Rosenthal calls W. H. Auden the major voice in 20th-century poetry in his attempt to address the problem of a Jesus who has been dismissed by a people who have become "absent to his presence." On the other hand, Kathleen Norris presents a Jesus who is present, but never in an expected form.
Contemporary Christian poets, Rosenthal contends, rarely draw directly on the Gospels for subject matter. Instead, they are concerned with "the sacramentality of the ordinary." For Richard Wilbur, for example, in "Love Calls us to the Things of This World" or "A World Without Objects is a Sensible Emptiness," the incarnation is a pervasive but unnamed presence. In fact, indirection is the only way for poets like Norris, Wilbur or Auden to communicate to an audience made nervous by religious reference. "Even if the poets' Jesus was traveling light," Rosenthal writes, "free of grand doctrinal statements, editors and readers would see him carrying the baggage of a suspect dogma."

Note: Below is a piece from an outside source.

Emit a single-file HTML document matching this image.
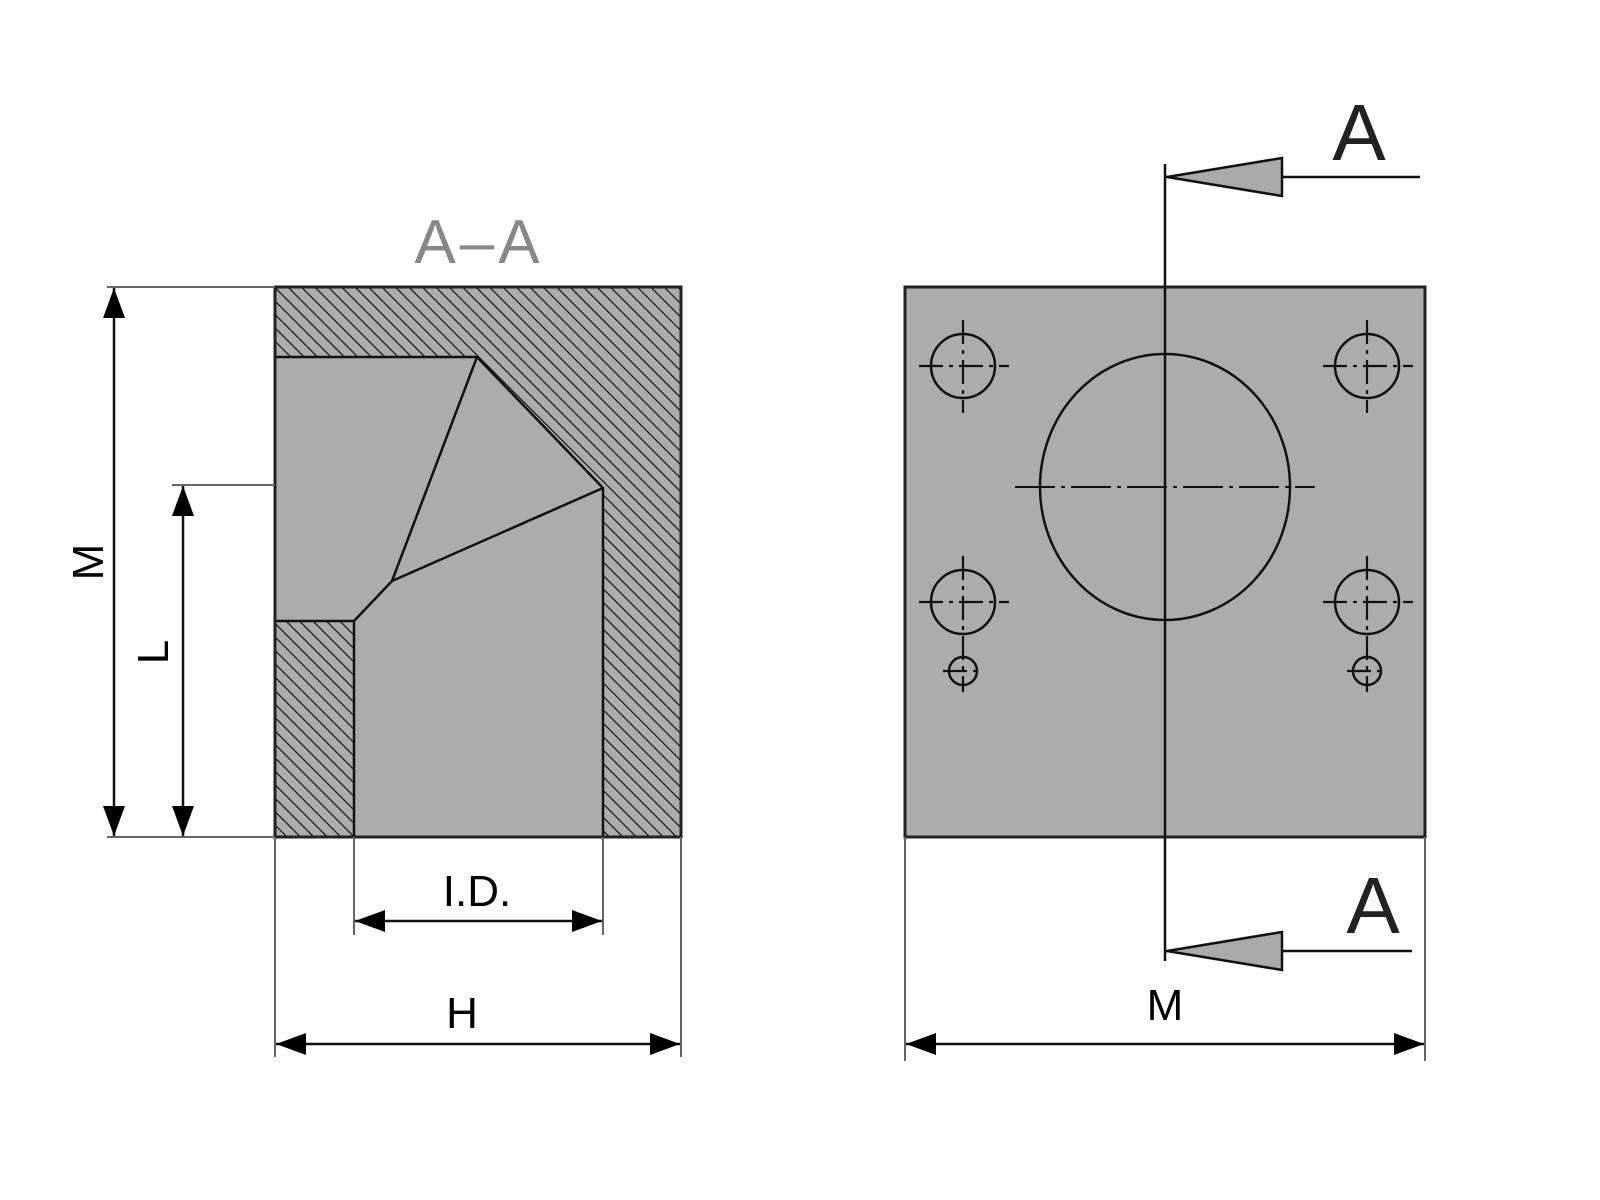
<!DOCTYPE html>
<html><head><meta charset="utf-8"><style>html,body{margin:0;padding:0;background:#fff}svg{display:block}</style></head>
<body>
<svg width="1600" height="1200" viewBox="0 0 1600 1200" xmlns="http://www.w3.org/2000/svg" font-family="Liberation Sans, sans-serif">
<defs>
<pattern id="h" patternUnits="userSpaceOnUse" width="9.5" height="9.5" patternTransform="rotate(-45)">
<rect width="9.5" height="9.5" fill="#acacac"/>
<line x1="0" y1="0" x2="0" y2="9.5" stroke="#111" stroke-width="2.4"/>
</pattern>
<marker id="ar" viewBox="0 0 30 22" refX="30" refY="11" markerWidth="30" markerHeight="22" markerUnits="userSpaceOnUse" orient="auto-start-reverse">
<path d="M0,0 L30,11 L0,22 Z" fill="#000"/>
</marker>
</defs>

<!-- LEFT SECTION VIEW -->
<rect x="275" y="287" width="406" height="550" fill="url(#h)" stroke="#222" stroke-width="3"/>
<polygon points="275,357 477,357 603,488 603,837 354,837 354,621 275,621" fill="#acacac" stroke="#111" stroke-width="2.5"/>
<rect x="275" y="287" width="406" height="550" fill="none" stroke="#222" stroke-width="3"/>
<g stroke="#111" stroke-width="2.5" fill="none">
<line x1="477" y1="357" x2="392" y2="581"/>
<line x1="392" y1="581" x2="603" y2="488"/>
<line x1="392" y1="581" x2="354" y2="621"/>
</g>
<text x="479" y="263" font-size="62" fill="#888" text-anchor="middle" style="letter-spacing:4px">A–A</text>

<!-- dimension lines left -->
<g stroke="#666" stroke-width="2">
<line x1="107" y1="287" x2="275" y2="287"/>
<line x1="107" y1="837" x2="275" y2="837"/>
<line x1="172" y1="485" x2="275" y2="485"/>
<line x1="275" y1="837" x2="275" y2="1057"/>
<line x1="681" y1="837" x2="681" y2="1057"/>
<line x1="354" y1="837" x2="354" y2="935"/>
<line x1="603" y1="837" x2="603" y2="935"/>
</g>
<g stroke="#111" stroke-width="2.5">
<line x1="114" y1="288" x2="114" y2="836" marker-start="url(#ar)" marker-end="url(#ar)"/>
<line x1="183" y1="486" x2="183" y2="836" marker-start="url(#ar)" marker-end="url(#ar)"/>
<line x1="355" y1="921" x2="602" y2="921" marker-start="url(#ar)" marker-end="url(#ar)"/>
<line x1="276" y1="1044" x2="680" y2="1044" marker-start="url(#ar)" marker-end="url(#ar)"/>
</g>
<g font-size="44" fill="#000" text-anchor="middle">
<text x="0" y="0" transform="translate(103,562) rotate(-90)">M</text>
<text x="0" y="0" transform="translate(168,652) rotate(-90)">L</text>
<text x="477" y="906">I.D.</text>
<text x="462" y="1028">H</text>
<text x="1165" y="1020">M</text>
</g>

<!-- RIGHT VIEW -->
<rect x="905" y="287" width="520" height="550" fill="#acacac" stroke="#222" stroke-width="3"/>
<ellipse cx="1165" cy="487" rx="125" ry="133" fill="none" stroke="#111" stroke-width="2.5"/>
<g stroke="#111" stroke-width="2" stroke-dasharray="40,6,4,6">
<line x1="1015" y1="487" x2="1315" y2="487"/>
</g>
<line x1="1165" y1="164" x2="1165" y2="961" stroke="#111" stroke-width="2.5"/>

<g fill="none" stroke="#111" stroke-width="2.5">
<circle cx="963" cy="366" r="32"/>
<circle cx="1367" cy="366" r="32"/>
<circle cx="963" cy="602" r="32"/>
<circle cx="1367" cy="602" r="32"/>
<circle cx="963" cy="671" r="14"/>
<circle cx="1367" cy="671" r="14"/>
</g>
<g stroke="#111" stroke-width="2.2" stroke-dasharray="24,6,4,6">
<line x1="919" y1="366" x2="1009" y2="366"/>
<line x1="963" y1="320" x2="963" y2="413"/>
<line x1="1323" y1="366" x2="1413" y2="366"/>
<line x1="1367" y1="320" x2="1367" y2="413"/>
<line x1="919" y1="602" x2="1009" y2="602"/>
<line x1="963" y1="556" x2="963" y2="692"/>
<line x1="1323" y1="602" x2="1413" y2="602"/>
<line x1="1367" y1="556" x2="1367" y2="692"/>
<line x1="943" y1="671" x2="983" y2="671"/>
<line x1="1347" y1="671" x2="1387" y2="671"/>
</g>

<!-- section arrows -->
<g stroke="#111" stroke-width="2.5">
<line x1="1165" y1="177" x2="1420" y2="177"/>
<polygon points="1167,177 1282,158 1282,196" fill="#aaa"/>
<line x1="1165" y1="951" x2="1412" y2="951"/>
<polygon points="1167,951 1282,932 1282,970" fill="#aaa"/>
</g>
<g font-size="80" fill="#222" text-anchor="middle">
<text x="1359" y="160">A</text>
<text x="1373" y="933">A</text>
</g>

<g stroke="#666" stroke-width="2">
<line x1="905" y1="837" x2="905" y2="1061"/>
<line x1="1425" y1="837" x2="1425" y2="1061"/>
</g>
<line x1="906" y1="1044" x2="1424" y2="1044" stroke="#111" stroke-width="2.5" marker-start="url(#ar)" marker-end="url(#ar)"/>
</svg>
</body></html>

In spite of these restrictions a few poets do not shy away from a frank gospel identity for the Jesus of their poetry: the French poet Charles Peguy, the Korean Ku Sang, Wendell Berry, Andrew Hudgins, Scott Cairns, Vassar Miller and, most especially, Denise Levertov, whose conversion occurred as she was writing "Mass for the Day of St. Thomas Didymus." These writers, Rosenthal argues, see Jesus as the earliest Christian poets did, but they are not as interested in doctrinal controversies or typology. Instead, they have discovered a unique aesthetic in the incarnation itself.
Rosenthal's arguments are convincing, her examples compelling and her knowledge of contemporary poets impressive. Her clear prose style and her avoidance of the distancing parlance of current literary theory make this a valuable study not only for the scholar of literature but for the general reader who would like to see the old familiars in a fresh context and, in the process, be introduced to new and provocative images of Jesus. It is the poet, she insists, to whom the task of revitalizing a worn-out theological language has fallen. No one else can do it.